* **Exercise requirements**
Repeat the material verbatim. Images are excluded from the copy.

******************************

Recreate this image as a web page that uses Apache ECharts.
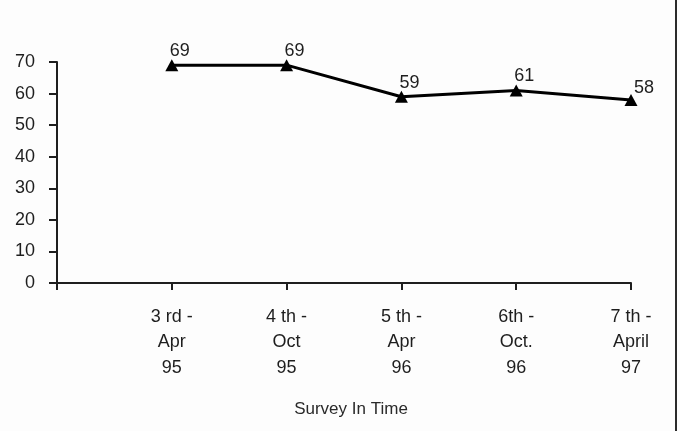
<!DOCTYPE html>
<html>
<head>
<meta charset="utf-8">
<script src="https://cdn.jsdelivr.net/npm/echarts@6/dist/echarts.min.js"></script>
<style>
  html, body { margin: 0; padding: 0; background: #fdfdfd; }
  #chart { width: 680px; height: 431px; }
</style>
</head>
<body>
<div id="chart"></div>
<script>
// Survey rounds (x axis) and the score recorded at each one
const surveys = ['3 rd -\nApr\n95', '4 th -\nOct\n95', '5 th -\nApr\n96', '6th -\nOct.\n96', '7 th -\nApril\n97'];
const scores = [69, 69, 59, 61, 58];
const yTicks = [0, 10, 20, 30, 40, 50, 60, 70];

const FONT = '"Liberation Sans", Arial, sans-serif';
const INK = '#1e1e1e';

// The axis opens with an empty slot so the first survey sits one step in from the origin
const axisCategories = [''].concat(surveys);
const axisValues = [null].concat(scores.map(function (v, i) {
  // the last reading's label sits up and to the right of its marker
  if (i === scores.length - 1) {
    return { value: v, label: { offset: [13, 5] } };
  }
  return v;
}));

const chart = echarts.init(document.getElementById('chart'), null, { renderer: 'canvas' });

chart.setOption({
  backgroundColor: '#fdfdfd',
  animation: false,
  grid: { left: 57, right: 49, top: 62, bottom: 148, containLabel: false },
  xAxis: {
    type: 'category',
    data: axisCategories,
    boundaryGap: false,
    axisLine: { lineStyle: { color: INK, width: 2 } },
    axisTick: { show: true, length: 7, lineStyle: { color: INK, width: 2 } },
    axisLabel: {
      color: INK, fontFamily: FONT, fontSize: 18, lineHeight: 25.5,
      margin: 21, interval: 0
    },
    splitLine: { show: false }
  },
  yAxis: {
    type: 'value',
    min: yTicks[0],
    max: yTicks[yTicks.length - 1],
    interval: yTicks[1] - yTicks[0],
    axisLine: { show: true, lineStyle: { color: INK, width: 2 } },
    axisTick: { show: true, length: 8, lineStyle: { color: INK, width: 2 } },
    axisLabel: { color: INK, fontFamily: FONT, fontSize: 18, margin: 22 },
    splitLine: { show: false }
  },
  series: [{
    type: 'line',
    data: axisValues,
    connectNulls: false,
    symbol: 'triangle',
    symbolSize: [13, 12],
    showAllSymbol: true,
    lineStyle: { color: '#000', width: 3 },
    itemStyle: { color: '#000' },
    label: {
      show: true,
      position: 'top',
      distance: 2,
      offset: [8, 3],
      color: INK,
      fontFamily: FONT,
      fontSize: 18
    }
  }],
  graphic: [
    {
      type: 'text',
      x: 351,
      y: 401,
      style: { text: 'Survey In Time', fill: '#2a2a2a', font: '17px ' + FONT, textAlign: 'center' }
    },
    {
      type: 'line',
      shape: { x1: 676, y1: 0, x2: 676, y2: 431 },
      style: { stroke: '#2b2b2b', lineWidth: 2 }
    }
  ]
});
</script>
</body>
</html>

******************************

* **Right answer**
Recreate this image as a web page that uses Apache ECharts.
<!DOCTYPE html>
<html>
<head>
<meta charset="utf-8">
<script src="https://cdn.jsdelivr.net/npm/echarts@6/dist/echarts.min.js"></script>
<style>
  html, body { margin: 0; padding: 0; background: #fdfdfd; }
  #chart { width: 680px; height: 431px; }
</style>
</head>
<body>
<div id="chart"></div>
<script>
// Survey rounds (x axis) and the score recorded at each one
const surveys = ['3 rd -\nApr\n95', '4 th -\nOct\n95', '5 th -\nApr\n96', '6th -\nOct.\n96', '7 th -\nApril\n97'];
const scores = [69, 69, 59, 61, 58];
const yTicks = [0, 10, 20, 30, 40, 50, 60, 70];

const FONT = '"Liberation Sans", Arial, sans-serif';
const INK = '#1e1e1e';

// The axis opens with an empty slot so the first survey sits one step in from the origin
const axisCategories = [''].concat(surveys);
const axisValues = [null].concat(scores.map(function (v, i) {
  // the last reading's label sits up and to the right of its marker
  if (i === scores.length - 1) {
    return { value: v, label: { offset: [13, 5] } };
  }
  return v;
}));

const chart = echarts.init(document.getElementById('chart'), null, { renderer: 'canvas' });

chart.setOption({
  backgroundColor: '#fdfdfd',
  animation: false,
  grid: { left: 57, right: 49, top: 62, bottom: 148, containLabel: false },
  xAxis: {
    type: 'category',
    data: axisCategories,
    boundaryGap: false,
    axisLine: { lineStyle: { color: INK, width: 2 } },
    axisTick: { show: true, length: 7, lineStyle: { color: INK, width: 2 } },
    axisLabel: {
      color: INK, fontFamily: FONT, fontSize: 18, lineHeight: 25.5,
      margin: 21, interval: 0
    },
    splitLine: { show: false }
  },
  yAxis: {
    type: 'value',
    min: yTicks[0],
    max: yTicks[yTicks.length - 1],
    interval: yTicks[1] - yTicks[0],
    axisLine: { show: true, lineStyle: { color: INK, width: 2 } },
    axisTick: { show: true, length: 8, lineStyle: { color: INK, width: 2 } },
    axisLabel: { color: INK, fontFamily: FONT, fontSize: 18, margin: 22 },
    splitLine: { show: false }
  },
  series: [{
    type: 'line',
    data: axisValues,
    connectNulls: false,
    symbol: 'triangle',
    symbolSize: [13, 12],
    showAllSymbol: true,
    lineStyle: { color: '#000', width: 3 },
    itemStyle: { color: '#000' },
    label: {
      show: true,
      position: 'top',
      distance: 2,
      offset: [8, 3],
      color: INK,
      fontFamily: FONT,
      fontSize: 18
    }
  }],
  graphic: [
    {
      type: 'text',
      x: 351,
      y: 401,
      style: { text: 'Survey In Time', fill: '#2a2a2a', font: '17px ' + FONT, textAlign: 'center' }
    },
    {
      type: 'line',
      shape: { x1: 676, y1: 0, x2: 676, y2: 431 },
      style: { stroke: '#2b2b2b', lineWidth: 2 }
    }
  ]
});
</script>
</body>
</html>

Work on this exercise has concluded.